Kevin Durant and Russell Westbrook dominate the ball for the Thunder. Generally, that’s a good thing.
But sometimes, it backfires, like the Thunder’s 121-118 overtime loss to the Nuggets on Sunday night. Durant did not shoot well or play well. Westbrook started off strong but then tailed off. When both are playing poorly (by their standards), and still dominating the ball like usual, the Thunder is in trouble.

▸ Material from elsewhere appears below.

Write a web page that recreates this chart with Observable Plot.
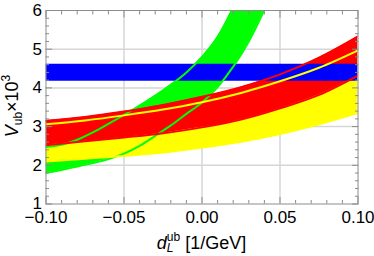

Against Denver, Durant and Westbrook combined for 76 of the Thunder’s 122 usages, which is the term for ending a possession, either by shot, foul shots or turnover.
Durant took 20 shots, 21 foul shots (thus 10 usages) and committed five turnovers. Westbrook took 26 shots, 17 foul shots (thus eight usages) and committed seven turnovers.
Here are the usages for the other Thunder players:
Kevin Martin 14 (he needs more; I think Circle K needs 14 shots per game).
Serge Ibaka 14 (same thing as Martin, though not as critical to the common good).
Kendrick Perkins 8 (those offensive fouls, I think Perk had two, count).
Thabo Sefolosha 4 (not enough. When Thabo scores 8-10 points, the Thunder is tough to beat. He had four against the Denvers).
Nick Collison 4 (three turnovers, including a critical illegal screen).
Hasheem Thabeet 1 (seems about right).
Reggie Jackson 1 (one usage in 5:51 of court time. Just when you think Jackson is progressing, he has an invisible game like this).
So how does that compare to the season? Here are the season usages of Thunder players:
Eric Maynor 139
Perry Jones 41
DeAndre Liggins 33
Jeremy Lamb 33
Daniel Orton 1
So here are the percentage usages for each Boomer this season, along with the percentage in the Denver game:
Durant: 24.4, 28.6
Westbrook 23.8, 33.6
Martin 12.4, 11.5
Ibaka 11.8, 11.5
Thabo 7.1, 3.3
Perk 5.4, 6.6
Collison 4.9, 3.3
Maynor 3.1, 0.0
Jackson 2.5, 0.8
Thabeet 2.4, 0.8
Jones 1.0, 0.0
L:iggins 0.7, 0.0
Lamb 0.7, 0.0
Orton 0.0, 0.0
The findings are clear. You want Westbrook and Durant dominating the ball. But not to this extent. Not to the extent that Collison and Thabo are phased out of the proceedings. That leads to little ball movement and stagnant offense. And OKC paid the price in Denver.